With cheaper petrol prices in neighbouring Nigeria – until recently – the black market saw petrol flow easily, if illegally, across the border. The cans carried by black market transporters are worked to breaking point then discarded, something in which Hazoumé sees similarities with enslavement.
He says, “Many people live in the same kind of conditions, bound to work their whole lives for rich bosses who use them without regard for their humanity, and who then throw them away, like refuse”.
Hazoumé’s representation of slavery is most notable in the multimedia installation La Bouche du Roi (the mouth of the king) in which he uses dozens of petrol containers laid out to resemble an 18th century print of the British slave ship Brookes – this now notorious image was used by campaigners, led by William Wilberforce, against the transatlantic slave trade.
The individual containers represent the people of Africa who were crammed together in the slave trade. The piece refers to the exportation of oil to the West with little in return, juxtaposing the historical image with that of the implement used to transport petrol.
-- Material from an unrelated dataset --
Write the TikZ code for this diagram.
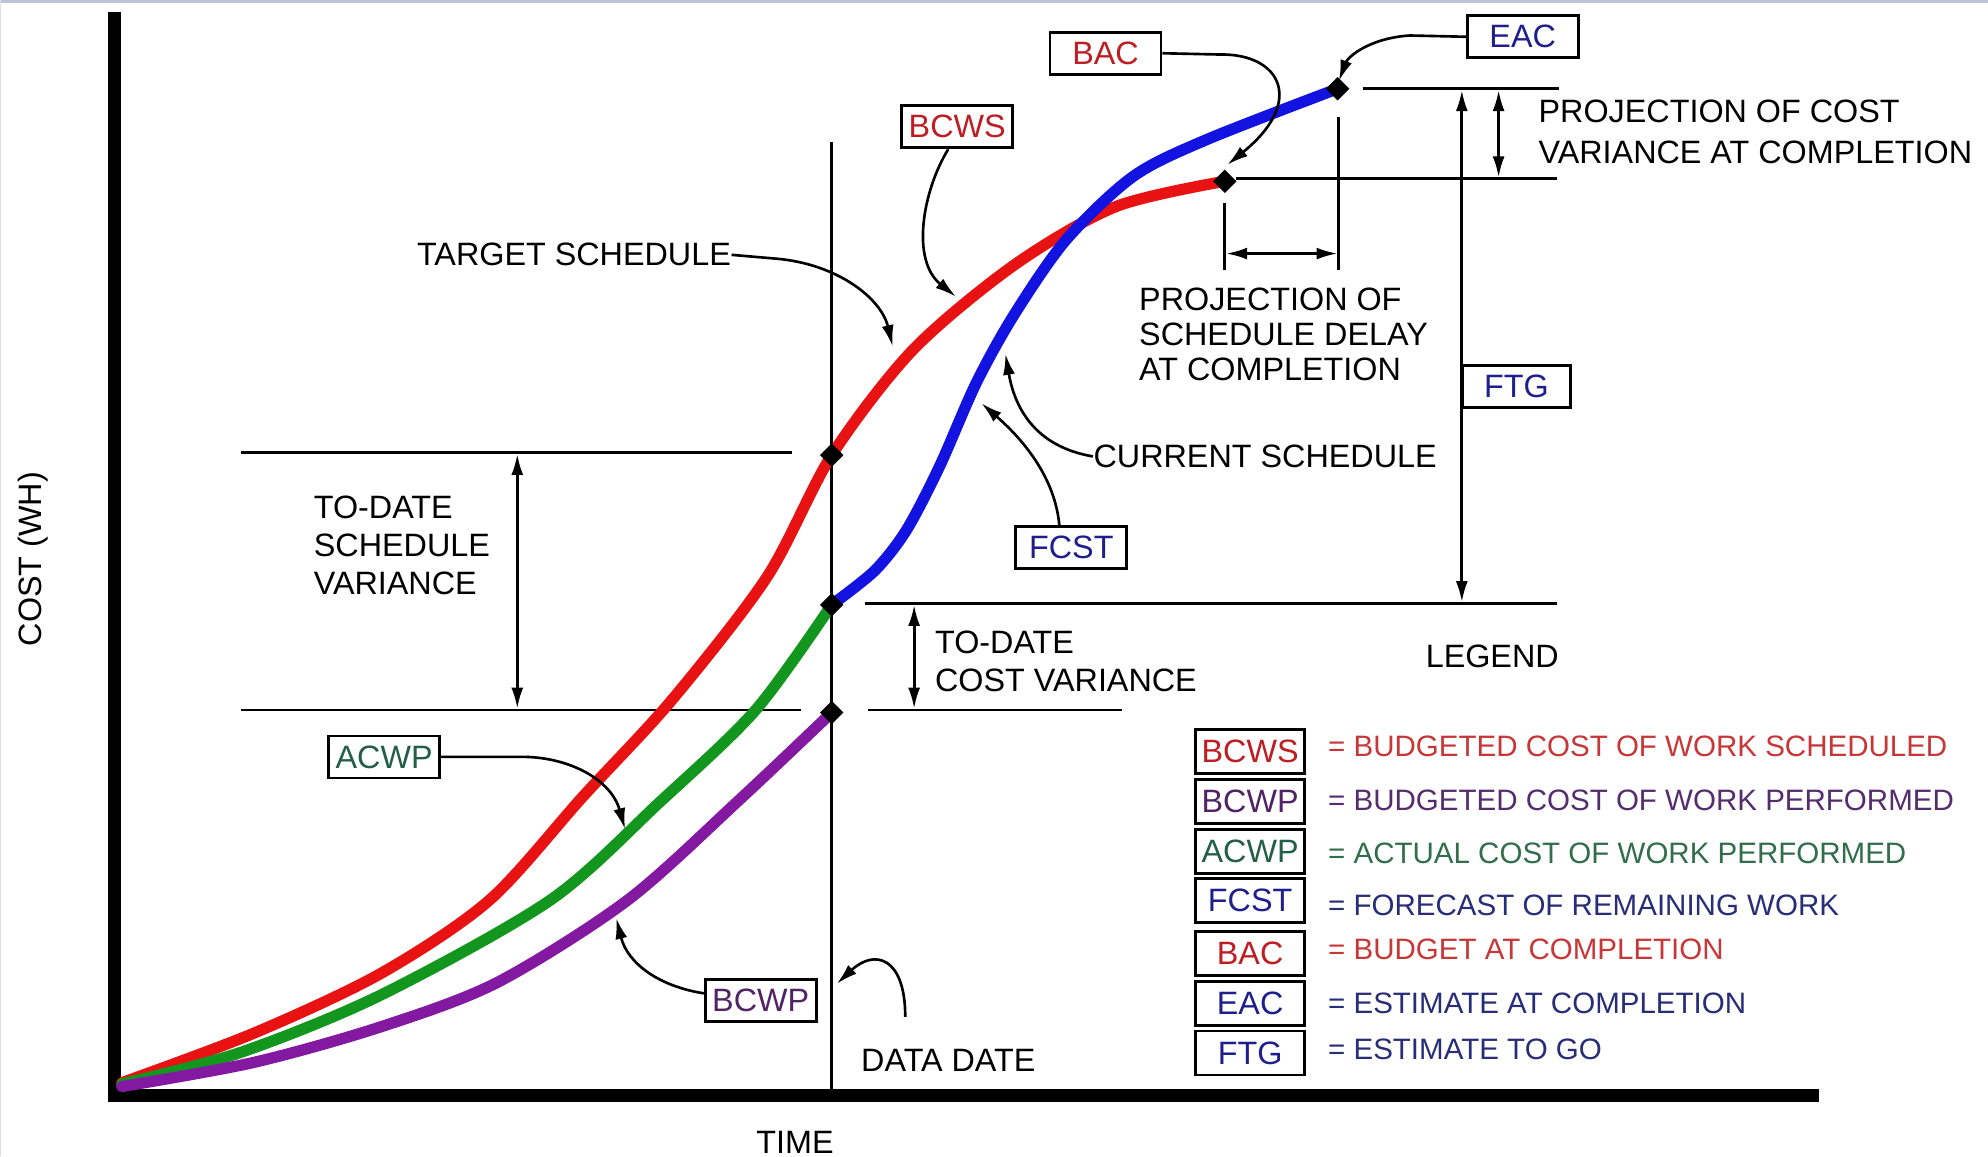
\documentclass[tikz,border=0pt]{standalone}
\usepackage{fontspec}
\setmainfont{Liberation Sans}
\usetikzlibrary{arrows.meta}
\usetikzlibrary{shapes.geometric}
\definecolor{curvered}{RGB}{232,18,18}
\definecolor{curvegreen}{RGB}{18,150,30}
\definecolor{curvepurple}{RGB}{130,25,160}
\definecolor{curveblue}{RGB}{18,18,225}
\definecolor{tagred}{RGB}{190,30,35}
\definecolor{tagnavy}{RGB}{30,30,140}
\definecolor{taggreen}{RGB}{35,95,70}
\definecolor{tagpurple}{RGB}{80,35,100}
\definecolor{keyred}{RGB}{200,55,55}
\definecolor{keypurple}{RGB}{85,45,110}
\definecolor{keygreen}{RGB}{50,110,75}
\definecolor{keynavy}{RGB}{40,45,120}
\definecolor{framegray}{RGB}{192,194,216}

\begin{document}
\begin{tikzpicture}[x=0.012679cm,y=-0.012679cm,
	lbl/.style={inner sep=0pt,font=\fontsize{9.2}{10.8}\selectfont},
	tag/.style={draw,line width=0.8pt,minimum width=1.11cm,minimum height=0.42cm,inner sep=0pt,font=\fontsize{9.2}{11}\selectfont},
	keybox/.style={tag,minimum width=1.09cm,minimum height=0.44cm},
	keytext/.style={anchor=west,inner sep=0pt,font=\fontsize{8.4}{10}\selectfont},
	pointer/.style={line width=0.75pt,-{Latex[length=6pt,width=3.4pt]}},
	dim/.style={line width=0.8pt,{Latex[length=6pt,width=3.4pt]}-{Latex[length=6pt,width=3.4pt]}},
	guide/.style={line width=0.8pt},
	curve/.style={line width=3.2pt,line cap=round,line join=round},
	dot/.style={diamond,fill,inner sep=0pt,minimum size=2.4mm}]
	\useasboundingbox (0,0) rectangle (1568,912);
	\fill[white] (0,0) rectangle (1568,912);
	\fill[framegray] (0,0) rectangle (1568,2);
	\draw[gray!25,line width=0.4pt] (0.5,0) -- (0.5,912);

	\draw[line width=3.7pt] (90,9.5) -- (90,868);
	\draw[line width=3.9pt] (85,864) -- (1435,864);
	\draw[guide] (656,112) -- (656,860);

	\draw[guide] (190,357) -- (625,357);
	\draw[guide] (190,560) -- (632,560);
	\draw[guide] (685,560) -- (885,560);
	\draw[guide] (682,476) -- (1228,476);
	\draw[guide] (975,141) -- (1228,141);
	\draw[guide] (1075,70) -- (1230,70);
	\draw[guide] (966,160) -- (966,213);
	\draw[guide] (1056,92) -- (1056,213);

	\draw[dim] (408,358) -- (408,559);
	\draw[dim] (721,477) -- (721,559);
	\draw[dim] (1153,71) -- (1153,475);
	\draw[dim] (1182,71) -- (1182,140);
	\draw[dim] (967,200) -- (1055,200);

	\draw[curve,curvered] plot[smooth] coordinates {(96,854) (200,815) (300,768) (386,710) (460,628) (530,552) (605,455) (656,359) (720,276) (800,209) (880,163) (966,143)};
	\draw[curve,curvegreen] plot[smooth] coordinates {(96,855) (190,830) (300,785) (434,710) (520,633) (596,560) (656,477)};
	\draw[curve,curvepurple] plot[smooth] coordinates {(96,857) (200,838) (300,810) (392,775) (495,710) (583,631) (656,562)};
	\draw[curve,curveblue] plot[smooth] coordinates {(656,477) (690,450) (715,418) (741,368) (770,302) (800,248) (841,189) (894,139) (952,110) (1055,70)};

	\node[dot] (p1) at (656,359) {};
	\node[dot] (p2) at (656,477) {};
	\node[dot] (p3) at (656,562) {};
	\node[dot] (p4) at (966,143) {};
	\node[dot] (p5) at (1055,70) {};

	\node[lbl,anchor=east] (tgt) at (577,201) {TARGET SCHEDULE};
	\node[lbl,anchor=west,align=left] (sv) at (247,430) {TO-DATE\\SCHEDULE\\VARIANCE};
	\node[lbl,anchor=west,align=left] (cv) at (737,522) {TO-DATE\\COST VARIANCE};
	\node[lbl,anchor=west] (cur) at (862,360) {CURRENT SCHEDULE};
	\node[lbl,anchor=west,align=left,font=\fontsize{9.2}{11.9}\selectfont] (pcv) at (1213,104) {PROJECTION OF COST\\VARIANCE AT COMPLETION};
	\node[lbl,anchor=west,align=left,font=\fontsize{9.2}{10}\selectfont] (psd) at (898,264) {PROJECTION OF\\SCHEDULE DELAY\\AT COMPLETION};
	\node[lbl] (legend) at (1177,518) {LEGEND};
	\node[lbl] (ddate) at (748,836) {DATA DATE};
	\node[lbl] (time) at (627,901) {TIME};
	\node[lbl,rotate=90] (cost) at (26,441) {COST (WH)};

	\node[tag,text=tagred] (bac) at (872,42) {BAC};
	\node[tag,text=tagnavy] (eac) at (1201,29) {EAC};
	\node[tag,text=tagred] (bcws) at (755,100) {BCWS};
	\node[tag,text=tagnavy] (fcst) at (845,432) {FCST};
	\node[tag,text=tagnavy,minimum width=1.08cm] (ftg) at (1196,305) {FTG};
	\node[tag,text=taggreen] (acwp) at (303,597) {ACWP};
	\node[tag,text=tagpurple] (bcwp) at (600,789) {BCWP};

	\coordinate (tiptgt) at (704,273);
	\coordinate (tipbcws) at (754,234);
	\coordinate (tipcur) at (793,279);
	\coordinate (tipfcst) at (774,318);
	\coordinate (tipbac) at (968,130);
	\coordinate (tipeac) at (1056,64);
	\coordinate (tipacwp) at (493,654);
	\coordinate (tipbcwp) at (486,724);
	\coordinate (ddfoot) at (714,802);
	\coordinate (tipdd) at (660,776);

	\draw[pointer] (tgt.east) -- (612,204) .. controls (660,208) and (695,235) .. (tiptgt);
	\draw[pointer] ([xshift=-0.09cm]bcws.south) .. controls (728,150) and (718,205) .. (tipbcws);
	\draw[pointer] (cur.west) .. controls (815,352) and (800,320) .. (tipcur);
	\draw[pointer] ([xshift=-0.12cm]fcst.north) .. controls (832,375) and (805,345) .. (tipfcst);
	\draw[pointer] (bac.east) -- (962,43) .. controls (1010,42) and (1030,80) .. (tipbac);
	\draw[pointer] (eac.west) -- (1112,28) .. controls (1080,30) and (1063,45) .. (tipeac);
	\draw[pointer] (acwp.east) -- (415,597) .. controls (450,598) and (482,615) .. (tipacwp);
	\draw[pointer] ([yshift=0.07cm]bcwp.west) .. controls (520,778) and (495,760) .. (tipbcwp);
	\draw[pointer] (ddfoot) .. controls (714,755) and (690,748) .. (tipdd);

	\foreach \k/\col/\y/\txt/\tcol/\ty in {BCWS/tagred/592.5/BUDGETED COST OF WORK SCHEDULED/keyred/589,
		BCWP/tagpurple/632/BUDGETED COST OF WORK PERFORMED/keypurple/631,
		ACWP/taggreen/671.5/ACTUAL COST OF WORK PERFORMED/keygreen/673,
		FCST/tagnavy/710.5/FORECAST OF REMAINING WORK/keynavy/714,
		BAC/tagred/752/BUDGET AT COMPLETION/keyred/749,
		EAC/tagnavy/791.5/ESTIMATE AT COMPLETION/keynavy/791,
		FTG/tagnavy/830.5/ESTIMATE TO GO/keynavy/828}
	{
		\node[keybox,text=\col] (key\k) at (986,\y) {\k};
		\node[keytext,text=\tcol] (def\k) at (1047,\ty) {= \txt};
	}
\end{tikzpicture}
\end{document}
The used petrol cans act as a metaphor for slavery past and present.
El Anatsui, Calixte Dakpogan and Romuald Hazoumé are just three examples of African artists with the ingenuity, creativity and contemplation to turn what others discard or see as junk into works of art. And, in doing so, creating dialogue about social, historical, and political realities.
A material or use of material simply does not hold one value, connotation or significance; instead, any material holds a different value and characteristic depending on the context in which it is used. This is nowhere clearer than in African artists’ re-use of everyday bits and pieces.